VENDREDI 25 NOVEMBRE
– Hé bé ! À part ça, j’ai appris que vous êtes allé assister à une réunion d’information sur la création d’une école démocratique hors contrat ?
– Vous êtes bien informée.
– Vous n’avez pas un peu honte de cautionner ce genre d’initiative, avec tout ce que vous devez à l’école de la République ?
– Ah oui, vous avez raison, je dois énormément à l’école de la République ! Citons en vrac : six années de bizutage moral orchestrées par les grandes gueules du préau dans l’indifférence quasi-générale des adultes, un complexe de culpabilité carabiné développé par une institutrice revêche qui avait de toute évidence un préjugé contre les garçons, les humiliations de la prof de sport qui me traitait, je cite, de « fainéant qui veut se faire passer pou un neuneu » sous prétexte que j’avais une trouille bleue des ballons…
– Vous ne croyez pas que vous noircissez le tableau ? Vous avez quand même eu quelques bons professeurs avec qui vous êtes resté très lié…
– Je ne dis pas le contraire, il y a des enseignants très méritants ; seulement, ces profs-là étaient justement, la plupart du temps, ceux qui avaient le courage de faire un pas de côté et de ne pas nécessairement brimer un élève qui ne rentre pas dans le moule ! ‘Faut pas croire qu’il n’y a que les cancres qui se sentent mal à l’école : si vous êtes plus brillant que la moyenne, c’est très dur aussi ! C’est peut-être même pire car vous avez contre vous non seulement vos camarades qui vous jalousent mais aussi vos profs qui ne savent pas comment s’y prendre avec vous ! Alors quand je repense à tout ça, je me dis que chercher une alternative à l’école « classique », je veux dire une alternative qui permettrait aux enfants qui, comme moi, sont surdoués et/ou atteints du syndrome d’Asperger de pouvoir s’instruire sans être malheureux, ce n’est peut-être pas plus con !
SAMEDI 26 NOVEMBRE
– Hum ! Et votre « Tac au Tac » aux portes ouvertes de France Bénévolat, c’était bien ?
– Ah, super ! On a fait quatre dessins : deux à quatre mains, avec Julien Lamanda, et deux autres à huit mains avec Elena Thikomirova, Jean-Yves Le Fourn et, last but not least, Charles Kerivel, l’auteur des Penn-Sardinn !
– Ah, du beau linge ! Et quand verra-t-on ça en ligne ?
– Pas avant trois semaines : la vidéo du deuxième « Tac au Tac 29 », organisé aux dix ans de Wiki-Brest, a été mise en ligne cette semaine : inutile de rapprocher excessivement les diffusions.
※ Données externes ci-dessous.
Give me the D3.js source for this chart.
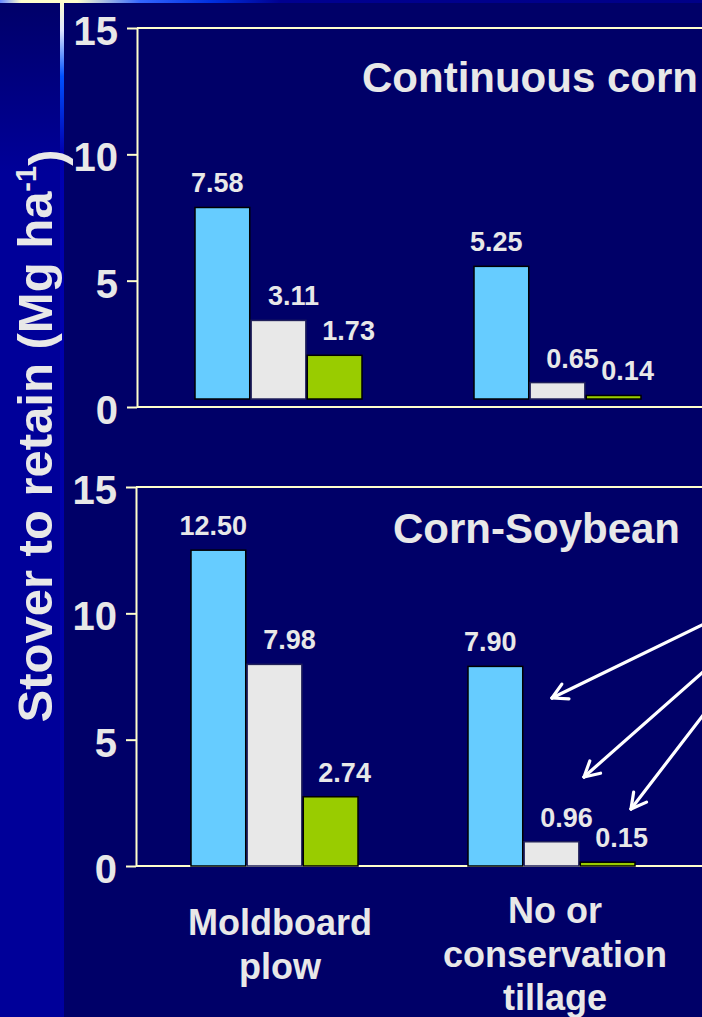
<!DOCTYPE html>
<html>
<head>
<meta charset="utf-8">
<script src="https://cdn.jsdelivr.net/npm/d3@7/dist/d3.min.js"></script>
<style>
  html, body { margin: 0; padding: 0; background: #000068; }
  svg { display: block; }
  text { font-family: Arial, "Liberation Sans", Helvetica, sans-serif; font-weight: bold; fill: #e8e8e8; }
</style>
</head>
<body>
<svg id="chart" width="702" height="1017"></svg>
<script>
// ---------------- DATA ----------------
const categories = ["Moldboard plow", "No or conservation tillage"];
const categoryLines = [["Moldboard", "plow"], ["No or", "conservation", "tillage"]];
const series = ["Scenario 1", "Scenario 2", "Scenario 3"];
const panelTitles = ["Continuous corn", "Corn-Soybean"];
// values[panel][category][series]
const continuousCorn = [[7.58, 3.11, 1.73], [5.25, 0.65, 0.14]];
const cornSoybean   = [[12.50, 7.98, 2.74], [7.90, 0.96, 0.15]];
const yTicks = [0, 5, 10, 15];
const yTitle = "Stover to retain (Mg ha";

// ---------------- STYLE / LAYOUT ----------------
const W = 702, H = 1017;
const colors = ["#66ccff", "#e8e8e8", "#99cc00"];
const strokes = ["#000000", "#20205a", "#000000"];
const labelDx = [-5, 15, 14];
const axisColor = "#ffffcc";

const panels = [
  { title: panelTitles[0], data: continuousCorn, yTop: 28, yZero: 407, barShift: -8,
    axisX: 137, xStart: 195, xStep: 279, titleX: 362, titleY: 92 },
  { title: panelTitles[1], data: cornSoybean, yTop: 487, yZero: 866, barShift: 0,
    axisX: 136, xStart: 191, xStep: 277, titleX: 393, titleY: 543 }
];

const svg = d3.select("#chart");
const defs = svg.append("defs");

// Background
svg.append("rect").attr("width", W).attr("height", H).attr("fill", "#000068");
const gStrip = defs.append("linearGradient").attr("id", "strip").attr("x1", 0).attr("y1", 0).attr("x2", 0).attr("y2", 1);
gStrip.append("stop").attr("offset", 0).attr("stop-color", "#000068");
gStrip.append("stop").attr("offset", 0.17).attr("stop-color", "#000099");
gStrip.append("stop").attr("offset", 1).attr("stop-color", "#000099");
svg.append("rect").attr("x", 0).attr("y", 0).attr("width", 60).attr("height", H).attr("fill", "url(#strip)");

const gV = defs.append("linearGradient").attr("id", "vline").attr("x1", 0).attr("y1", 0).attr("x2", 0).attr("y2", 1);
[[0, "#ffffcc"], [0.03, "#dde4ff"], [0.075, "#0050ff"], [0.15, "#0000b0"], [1, "#0000a0"]]
  .forEach(([o, c]) => gV.append("stop").attr("offset", o).attr("stop-color", c));
svg.append("rect").attr("x", 60).attr("y", 0).attr("width", 4).attr("height", H).attr("fill", "url(#vline)");

const gH = defs.append("linearGradient").attr("id", "hline").attr("x1", 0).attr("y1", 0).attr("x2", 1).attr("y2", 0);
[[0, "#6688ff"], [0.03, "#ffffcc"], [0.11, "#ffffcc"], [0.2, "#3366ff"], [0.3, "#0030e0"], [0.4, "#000090"], [1, "#000088"]]
  .forEach(([o, c]) => gH.append("stop").attr("offset", o).attr("stop-color", c));
svg.append("rect").attr("x", 0).attr("y", 0).attr("width", W).attr("height", 3).attr("fill", "url(#hline)");

// Y axis title
const yt = svg.append("text")
  .attr("transform", "translate(52,436) rotate(-90)")
  .attr("text-anchor", "middle")
  .style("font-size", "49px");
yt.append("tspan").text(yTitle);
yt.append("tspan").attr("dy", "-0.55em").style("font-size", "29px").text("-1");
yt.append("tspan").attr("dy", "0.55em").text(")");

panels.forEach((p) => {
  const g = svg.append("g");
  const y = d3.scaleLinear().domain([0, 15]).range([p.yZero, p.yTop]);
  const xg = d3.scaleLinear().domain([0, 1]).range([p.xStart, p.xStart + p.xStep]);
  const xs = d3.scaleBand().domain(series).range([0, 167]).paddingInner(0.025);

  // frame lines (top and baseline, extending past the visible area)
  g.append("line").attr("x1", p.axisX).attr("x2", W + 5).attr("y1", p.yTop).attr("y2", p.yTop)
    .attr("stroke", axisColor).attr("stroke-width", 2);
  g.append("line").attr("x1", p.axisX).attr("x2", W + 5).attr("y1", p.yZero).attr("y2", p.yZero)
    .attr("stroke", axisColor).attr("stroke-width", 2);

  // y axis
  const ax = g.append("g").attr("transform", `translate(${p.axisX},0)`)
    .call(d3.axisLeft(y).tickValues(yTicks).tickSize(10).tickSizeOuter(0).tickPadding(9).tickFormat(d3.format("d")));
  ax.select(".domain").attr("stroke", axisColor).attr("stroke-width", 2);
  ax.selectAll(".tick line").attr("stroke", axisColor).attr("stroke-width", 2);
  ax.selectAll(".tick text")
    .attr("fill", "#e8e8e8").attr("dy", "0.36em").attr("y", 2)
    .style("font-size", "40px").style("font-family", "Arial, 'Liberation Sans', sans-serif").style("font-weight", "bold");

  // title
  g.append("text").attr("x", p.titleX).attr("y", p.titleY).style("font-size", "42px").text(p.title);

  // bars
  const flat = [];
  p.data.forEach((vals, ci) => vals.forEach((v, si) => flat.push({ ci, si, v })));
  const bars = g.append("g").attr("transform", `translate(0,${p.barShift})`);
  bars.selectAll("rect").data(flat).join("rect")
    .attr("x", d => xg(d.ci) + xs(series[d.si]))
    .attr("width", xs.bandwidth())
    .attr("y", d => y(d.v))
    .attr("height", d => y(0) - y(d.v))
    .attr("fill", d => colors[d.si])
    .attr("stroke", d => strokes[d.si])
    .attr("stroke-width", 1.5);
  bars.selectAll("text").data(flat).join("text")
    .attr("x", d => xg(d.ci) + xs(series[d.si]) + xs.bandwidth() / 2 + labelDx[d.si])
    .attr("y", d => y(d.v) - 15)
    .attr("text-anchor", "middle")
    .style("font-size", "27px")
    .text(d => d3.format(".2f")(d.v));
});

// category labels (below bottom panel)
const pb = panels[1];
const xgB = d3.scaleLinear().domain([0, 1]).range([pb.xStart + 87, pb.xStart + 87 + pb.xStep]);
categories.forEach((c, ci) => {
  const lines = categoryLines[ci];
  const t = svg.append("text").attr("text-anchor", "middle").style("font-size", "36px");
  const first = 923 + (3 - lines.length) * 12;
  lines.forEach((ln, li) => {
    t.append("tspan").attr("x", xgB(ci) + (ci === 0 ? 2 : 0)).attr("y", first + li * 43.5).text(ln);
  });
});

// annotation arrows (pointing from an off-canvas legend to the bottom-panel bars)
const arrows = [
  { from: [704, 624], to: [552, 698] },
  { from: [704, 671], to: [584, 777] },
  { from: [704, 714], to: [631, 809] }
];
const ag = svg.append("g").attr("stroke", "#ffffff").attr("stroke-width", 3.2).attr("fill", "none").attr("stroke-linecap", "round");
arrows.forEach(a => {
  const [x1, y1] = a.from, [x2, y2] = a.to;
  ag.append("line").attr("x1", x1).attr("y1", y1).attr("x2", x2).attr("y2", y2);
  const ang = Math.atan2(y1 - y2, x1 - x2);
  const L = 17, spread = 0.5;
  [ang - spread, ang + spread].forEach(t => {
    ag.append("line").attr("x1", x2).attr("y1", y2)
      .attr("x2", x2 + L * Math.cos(t)).attr("y2", y2 + L * Math.sin(t));
  });
});
</script>
</body>
</html>
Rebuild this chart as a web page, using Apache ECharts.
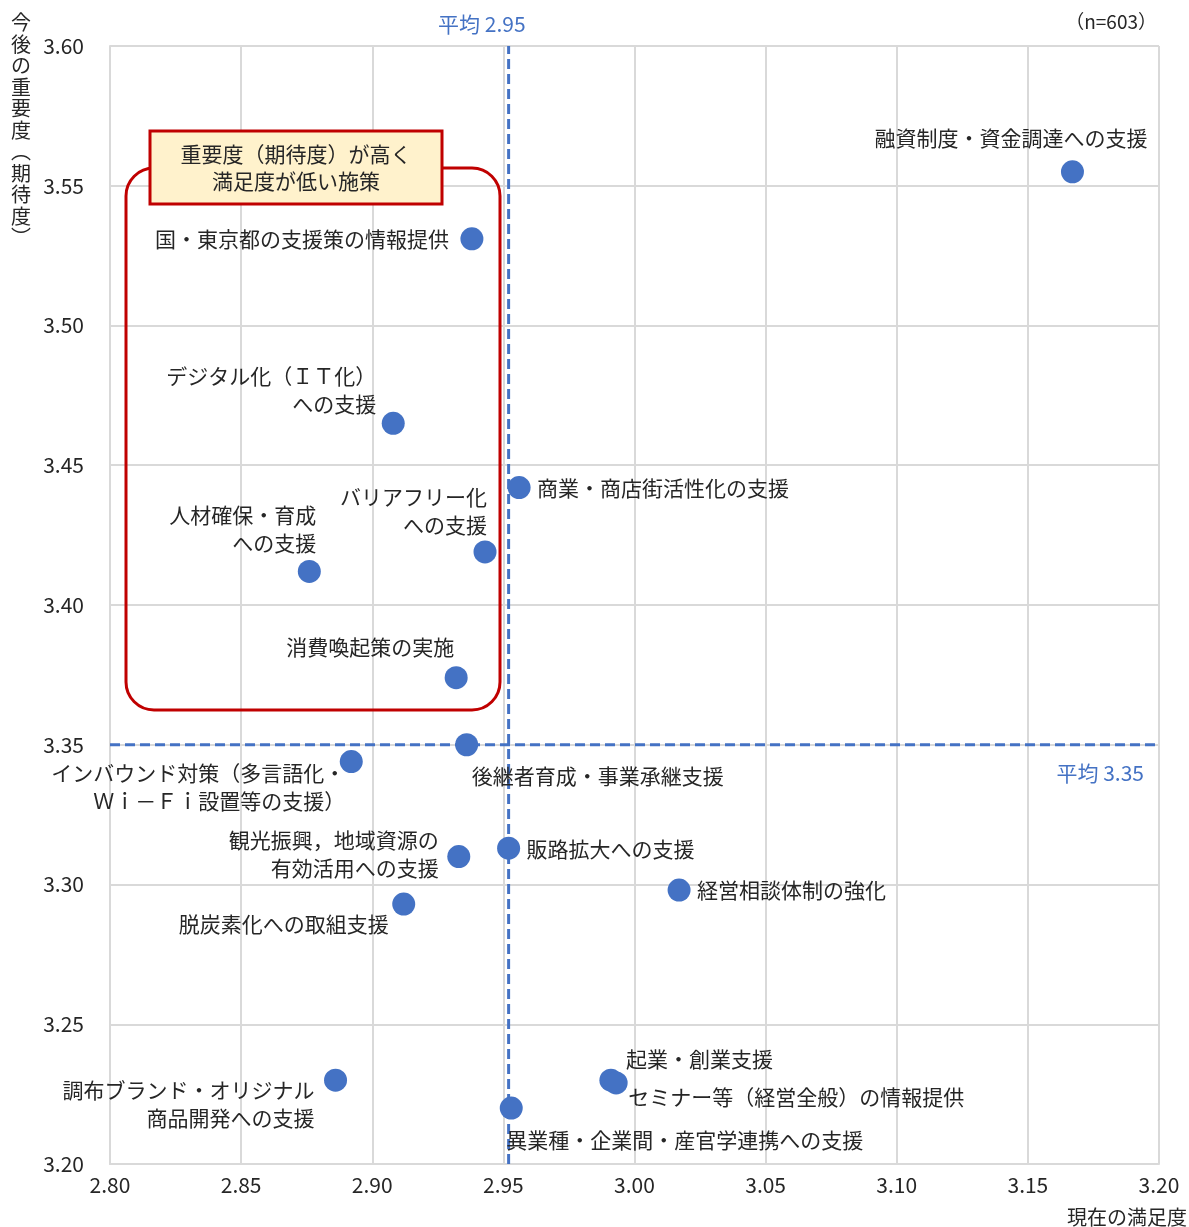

En tout cas, je suis content : enfin une initiative qui trouve rapidement son rythme de croisière et qui semble plaire à tout le monde ! Pourvu que ça dure !
– C’est le mal que je vous souhaite, professeur !
DIMANCHE 27 NOVEMBRE
– Bon, c’est pas le tout, je vous laisse…
– Vous allez voir vos amis de « Putain de Renaud » à Kersaint-Plabennec ?
– Non, je vais me reposer. J’ai comme un coup de mou, en ce moment…
– Avec la vie que vous menez et tous les soucis que vous vous faites pour un oui ou pour un non, ce n’est pas étonnant !
– Je fais beaucoup de choses justement pour ne pas trop songer à ce qui me donne du souci !
– Et ça marche ?
– Non… Allez, à la semaine prochaine.